## [Aim of the exercise]
Give an exact copy of every line, leaving images out.

## [Stored data]
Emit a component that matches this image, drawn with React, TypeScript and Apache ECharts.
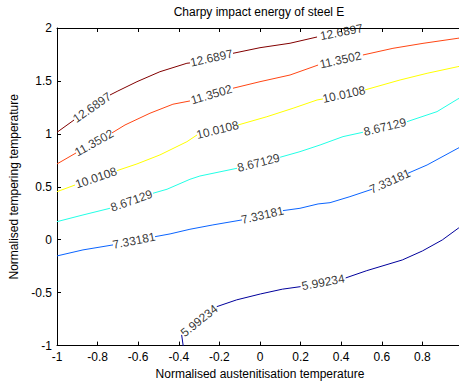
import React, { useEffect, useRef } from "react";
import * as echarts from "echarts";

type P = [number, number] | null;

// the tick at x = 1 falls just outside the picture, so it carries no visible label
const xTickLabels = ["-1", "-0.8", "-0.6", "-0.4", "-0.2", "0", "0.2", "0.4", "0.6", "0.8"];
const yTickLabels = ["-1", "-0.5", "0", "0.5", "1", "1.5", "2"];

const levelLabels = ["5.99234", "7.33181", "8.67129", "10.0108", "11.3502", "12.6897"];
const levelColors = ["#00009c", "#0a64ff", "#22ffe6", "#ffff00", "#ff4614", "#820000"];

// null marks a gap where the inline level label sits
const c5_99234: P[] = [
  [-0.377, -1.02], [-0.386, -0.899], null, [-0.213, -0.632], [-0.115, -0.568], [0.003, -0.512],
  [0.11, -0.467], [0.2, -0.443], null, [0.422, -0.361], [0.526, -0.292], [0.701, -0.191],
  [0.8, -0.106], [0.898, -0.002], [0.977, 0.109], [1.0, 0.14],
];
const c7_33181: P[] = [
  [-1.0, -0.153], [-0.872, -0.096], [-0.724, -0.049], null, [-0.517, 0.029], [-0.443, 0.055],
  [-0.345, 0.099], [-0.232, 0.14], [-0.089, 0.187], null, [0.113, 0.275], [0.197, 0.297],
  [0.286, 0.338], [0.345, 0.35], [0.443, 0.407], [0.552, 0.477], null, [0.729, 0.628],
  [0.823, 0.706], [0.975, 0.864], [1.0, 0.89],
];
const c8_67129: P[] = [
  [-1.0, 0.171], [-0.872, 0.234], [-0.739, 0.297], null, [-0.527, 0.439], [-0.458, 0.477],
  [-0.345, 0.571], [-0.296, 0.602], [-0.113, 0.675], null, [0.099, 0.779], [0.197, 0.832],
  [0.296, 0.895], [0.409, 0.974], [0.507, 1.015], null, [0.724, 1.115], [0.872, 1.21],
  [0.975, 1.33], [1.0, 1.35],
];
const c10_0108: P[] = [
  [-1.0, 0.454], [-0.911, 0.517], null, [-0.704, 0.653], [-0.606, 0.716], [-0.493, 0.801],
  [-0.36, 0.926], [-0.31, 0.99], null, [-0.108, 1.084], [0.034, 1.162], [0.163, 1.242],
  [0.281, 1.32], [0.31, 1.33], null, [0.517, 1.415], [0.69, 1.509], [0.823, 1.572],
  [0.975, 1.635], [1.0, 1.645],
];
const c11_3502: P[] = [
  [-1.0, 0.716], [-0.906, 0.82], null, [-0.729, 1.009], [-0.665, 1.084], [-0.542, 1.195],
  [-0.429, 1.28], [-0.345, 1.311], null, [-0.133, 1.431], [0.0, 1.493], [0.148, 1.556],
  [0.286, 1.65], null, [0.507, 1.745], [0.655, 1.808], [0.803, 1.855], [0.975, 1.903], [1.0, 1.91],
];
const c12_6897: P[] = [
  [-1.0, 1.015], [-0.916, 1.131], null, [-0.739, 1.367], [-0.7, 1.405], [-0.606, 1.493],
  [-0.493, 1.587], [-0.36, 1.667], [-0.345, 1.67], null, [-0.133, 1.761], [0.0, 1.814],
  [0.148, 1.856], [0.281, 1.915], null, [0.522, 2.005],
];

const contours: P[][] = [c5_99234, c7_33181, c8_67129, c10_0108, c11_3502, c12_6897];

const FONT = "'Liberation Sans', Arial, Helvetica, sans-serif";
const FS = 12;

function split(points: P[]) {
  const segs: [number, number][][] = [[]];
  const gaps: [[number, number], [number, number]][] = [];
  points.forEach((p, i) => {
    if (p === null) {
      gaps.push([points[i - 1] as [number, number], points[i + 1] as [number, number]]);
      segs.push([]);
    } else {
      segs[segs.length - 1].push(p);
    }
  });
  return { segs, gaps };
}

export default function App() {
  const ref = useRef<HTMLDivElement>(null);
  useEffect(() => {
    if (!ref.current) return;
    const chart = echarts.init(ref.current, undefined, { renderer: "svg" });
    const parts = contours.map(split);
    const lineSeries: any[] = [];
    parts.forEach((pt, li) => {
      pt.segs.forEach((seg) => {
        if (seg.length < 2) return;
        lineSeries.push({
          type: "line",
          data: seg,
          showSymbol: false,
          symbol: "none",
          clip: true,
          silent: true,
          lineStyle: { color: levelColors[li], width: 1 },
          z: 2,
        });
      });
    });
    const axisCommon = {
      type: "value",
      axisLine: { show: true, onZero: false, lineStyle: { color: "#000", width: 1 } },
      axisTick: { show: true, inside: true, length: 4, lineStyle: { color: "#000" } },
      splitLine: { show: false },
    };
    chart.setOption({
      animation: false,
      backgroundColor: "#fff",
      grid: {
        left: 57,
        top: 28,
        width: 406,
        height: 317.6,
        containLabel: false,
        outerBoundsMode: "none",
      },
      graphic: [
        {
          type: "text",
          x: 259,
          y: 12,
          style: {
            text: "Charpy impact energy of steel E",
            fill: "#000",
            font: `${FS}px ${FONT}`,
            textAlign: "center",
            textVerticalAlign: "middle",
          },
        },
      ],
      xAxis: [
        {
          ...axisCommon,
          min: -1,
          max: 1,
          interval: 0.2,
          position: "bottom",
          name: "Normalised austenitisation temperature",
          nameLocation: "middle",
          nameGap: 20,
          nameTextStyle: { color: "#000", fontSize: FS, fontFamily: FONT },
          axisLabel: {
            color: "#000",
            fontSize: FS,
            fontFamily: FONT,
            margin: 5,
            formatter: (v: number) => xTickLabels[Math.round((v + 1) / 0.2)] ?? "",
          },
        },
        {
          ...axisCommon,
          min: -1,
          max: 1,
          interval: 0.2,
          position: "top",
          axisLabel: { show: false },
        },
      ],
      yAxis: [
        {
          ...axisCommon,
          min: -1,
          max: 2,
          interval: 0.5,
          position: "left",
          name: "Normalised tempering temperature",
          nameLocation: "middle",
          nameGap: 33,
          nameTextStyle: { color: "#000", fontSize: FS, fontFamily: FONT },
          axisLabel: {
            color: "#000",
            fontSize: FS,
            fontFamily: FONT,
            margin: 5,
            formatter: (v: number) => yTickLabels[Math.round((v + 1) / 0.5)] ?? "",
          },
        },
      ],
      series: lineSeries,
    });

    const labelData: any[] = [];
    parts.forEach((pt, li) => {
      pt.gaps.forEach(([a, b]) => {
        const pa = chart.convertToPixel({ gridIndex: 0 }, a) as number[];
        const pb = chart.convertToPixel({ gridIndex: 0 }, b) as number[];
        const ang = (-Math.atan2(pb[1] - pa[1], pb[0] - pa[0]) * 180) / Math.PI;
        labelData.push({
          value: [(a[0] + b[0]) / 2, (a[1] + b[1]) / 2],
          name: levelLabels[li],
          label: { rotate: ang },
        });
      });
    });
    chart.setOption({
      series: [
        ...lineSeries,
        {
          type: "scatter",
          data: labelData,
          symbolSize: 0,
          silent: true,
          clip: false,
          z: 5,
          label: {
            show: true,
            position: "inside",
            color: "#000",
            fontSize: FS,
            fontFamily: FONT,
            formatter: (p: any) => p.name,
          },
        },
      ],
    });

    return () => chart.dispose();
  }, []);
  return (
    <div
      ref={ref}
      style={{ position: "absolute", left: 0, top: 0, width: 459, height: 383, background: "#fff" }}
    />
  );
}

## [Task response]
Emit a component that matches this image, drawn with React, TypeScript and Apache ECharts.
import React, { useEffect, useRef } from "react";
import * as echarts from "echarts";

type P = [number, number] | null;

// the tick at x = 1 falls just outside the picture, so it carries no visible label
const xTickLabels = ["-1", "-0.8", "-0.6", "-0.4", "-0.2", "0", "0.2", "0.4", "0.6", "0.8"];
const yTickLabels = ["-1", "-0.5", "0", "0.5", "1", "1.5", "2"];

const levelLabels = ["5.99234", "7.33181", "8.67129", "10.0108", "11.3502", "12.6897"];
const levelColors = ["#00009c", "#0a64ff", "#22ffe6", "#ffff00", "#ff4614", "#820000"];

// null marks a gap where the inline level label sits
const c5_99234: P[] = [
  [-0.377, -1.02], [-0.386, -0.899], null, [-0.213, -0.632], [-0.115, -0.568], [0.003, -0.512],
  [0.11, -0.467], [0.2, -0.443], null, [0.422, -0.361], [0.526, -0.292], [0.701, -0.191],
  [0.8, -0.106], [0.898, -0.002], [0.977, 0.109], [1.0, 0.14],
];
const c7_33181: P[] = [
  [-1.0, -0.153], [-0.872, -0.096], [-0.724, -0.049], null, [-0.517, 0.029], [-0.443, 0.055],
  [-0.345, 0.099], [-0.232, 0.14], [-0.089, 0.187], null, [0.113, 0.275], [0.197, 0.297],
  [0.286, 0.338], [0.345, 0.35], [0.443, 0.407], [0.552, 0.477], null, [0.729, 0.628],
  [0.823, 0.706], [0.975, 0.864], [1.0, 0.89],
];
const c8_67129: P[] = [
  [-1.0, 0.171], [-0.872, 0.234], [-0.739, 0.297], null, [-0.527, 0.439], [-0.458, 0.477],
  [-0.345, 0.571], [-0.296, 0.602], [-0.113, 0.675], null, [0.099, 0.779], [0.197, 0.832],
  [0.296, 0.895], [0.409, 0.974], [0.507, 1.015], null, [0.724, 1.115], [0.872, 1.21],
  [0.975, 1.33], [1.0, 1.35],
];
const c10_0108: P[] = [
  [-1.0, 0.454], [-0.911, 0.517], null, [-0.704, 0.653], [-0.606, 0.716], [-0.493, 0.801],
  [-0.36, 0.926], [-0.31, 0.99], null, [-0.108, 1.084], [0.034, 1.162], [0.163, 1.242],
  [0.281, 1.32], [0.31, 1.33], null, [0.517, 1.415], [0.69, 1.509], [0.823, 1.572],
  [0.975, 1.635], [1.0, 1.645],
];
const c11_3502: P[] = [
  [-1.0, 0.716], [-0.906, 0.82], null, [-0.729, 1.009], [-0.665, 1.084], [-0.542, 1.195],
  [-0.429, 1.28], [-0.345, 1.311], null, [-0.133, 1.431], [0.0, 1.493], [0.148, 1.556],
  [0.286, 1.65], null, [0.507, 1.745], [0.655, 1.808], [0.803, 1.855], [0.975, 1.903], [1.0, 1.91],
];
const c12_6897: P[] = [
  [-1.0, 1.015], [-0.916, 1.131], null, [-0.739, 1.367], [-0.7, 1.405], [-0.606, 1.493],
  [-0.493, 1.587], [-0.36, 1.667], [-0.345, 1.67], null, [-0.133, 1.761], [0.0, 1.814],
  [0.148, 1.856], [0.281, 1.915], null, [0.522, 2.005],
];

const contours: P[][] = [c5_99234, c7_33181, c8_67129, c10_0108, c11_3502, c12_6897];

const FONT = "'Liberation Sans', Arial, Helvetica, sans-serif";
const FS = 12;

function split(points: P[]) {
  const segs: [number, number][][] = [[]];
  const gaps: [[number, number], [number, number]][] = [];
  points.forEach((p, i) => {
    if (p === null) {
      gaps.push([points[i - 1] as [number, number], points[i + 1] as [number, number]]);
      segs.push([]);
    } else {
      segs[segs.length - 1].push(p);
    }
  });
  return { segs, gaps };
}

export default function App() {
  const ref = useRef<HTMLDivElement>(null);
  useEffect(() => {
    if (!ref.current) return;
    const chart = echarts.init(ref.current, undefined, { renderer: "svg" });
    const parts = contours.map(split);
    const lineSeries: any[] = [];
    parts.forEach((pt, li) => {
      pt.segs.forEach((seg) => {
        if (seg.length < 2) return;
        lineSeries.push({
          type: "line",
          data: seg,
          showSymbol: false,
          symbol: "none",
          clip: true,
          silent: true,
          lineStyle: { color: levelColors[li], width: 1 },
          z: 2,
        });
      });
    });
    const axisCommon = {
      type: "value",
      axisLine: { show: true, onZero: false, lineStyle: { color: "#000", width: 1 } },
      axisTick: { show: true, inside: true, length: 4, lineStyle: { color: "#000" } },
      splitLine: { show: false },
    };
    chart.setOption({
      animation: false,
      backgroundColor: "#fff",
      grid: {
        left: 57,
        top: 28,
        width: 406,
        height: 317.6,
        containLabel: false,
        outerBoundsMode: "none",
      },
      graphic: [
        {
          type: "text",
          x: 259,
          y: 12,
          style: {
            text: "Charpy impact energy of steel E",
            fill: "#000",
            font: `${FS}px ${FONT}`,
            textAlign: "center",
            textVerticalAlign: "middle",
          },
        },
      ],
      xAxis: [
        {
          ...axisCommon,
          min: -1,
          max: 1,
          interval: 0.2,
          position: "bottom",
          name: "Normalised austenitisation temperature",
          nameLocation: "middle",
          nameGap: 20,
          nameTextStyle: { color: "#000", fontSize: FS, fontFamily: FONT },
          axisLabel: {
            color: "#000",
            fontSize: FS,
            fontFamily: FONT,
            margin: 5,
            formatter: (v: number) => xTickLabels[Math.round((v + 1) / 0.2)] ?? "",
          },
        },
        {
          ...axisCommon,
          min: -1,
          max: 1,
          interval: 0.2,
          position: "top",
          axisLabel: { show: false },
        },
      ],
      yAxis: [
        {
          ...axisCommon,
          min: -1,
          max: 2,
          interval: 0.5,
          position: "left",
          name: "Normalised tempering temperature",
          nameLocation: "middle",
          nameGap: 33,
          nameTextStyle: { color: "#000", fontSize: FS, fontFamily: FONT },
          axisLabel: {
            color: "#000",
            fontSize: FS,
            fontFamily: FONT,
            margin: 5,
            formatter: (v: number) => yTickLabels[Math.round((v + 1) / 0.5)] ?? "",
          },
        },
      ],
      series: lineSeries,
    });

    const labelData: any[] = [];
    parts.forEach((pt, li) => {
      pt.gaps.forEach(([a, b]) => {
        const pa = chart.convertToPixel({ gridIndex: 0 }, a) as number[];
        const pb = chart.convertToPixel({ gridIndex: 0 }, b) as number[];
        const ang = (-Math.atan2(pb[1] - pa[1], pb[0] - pa[0]) * 180) / Math.PI;
        labelData.push({
          value: [(a[0] + b[0]) / 2, (a[1] + b[1]) / 2],
          name: levelLabels[li],
          label: { rotate: ang },
        });
      });
    });
    chart.setOption({
      series: [
        ...lineSeries,
        {
          type: "scatter",
          data: labelData,
          symbolSize: 0,
          silent: true,
          clip: false,
          z: 5,
          label: {
            show: true,
            position: "inside",
            color: "#000",
            fontSize: FS,
            fontFamily: FONT,
            formatter: (p: any) => p.name,
          },
        },
      ],
    });

    return () => chart.dispose();
  }, []);
  return (
    <div
      ref={ref}
      style={{ position: "absolute", left: 0, top: 0, width: 459, height: 383, background: "#fff" }}
    />
  );
}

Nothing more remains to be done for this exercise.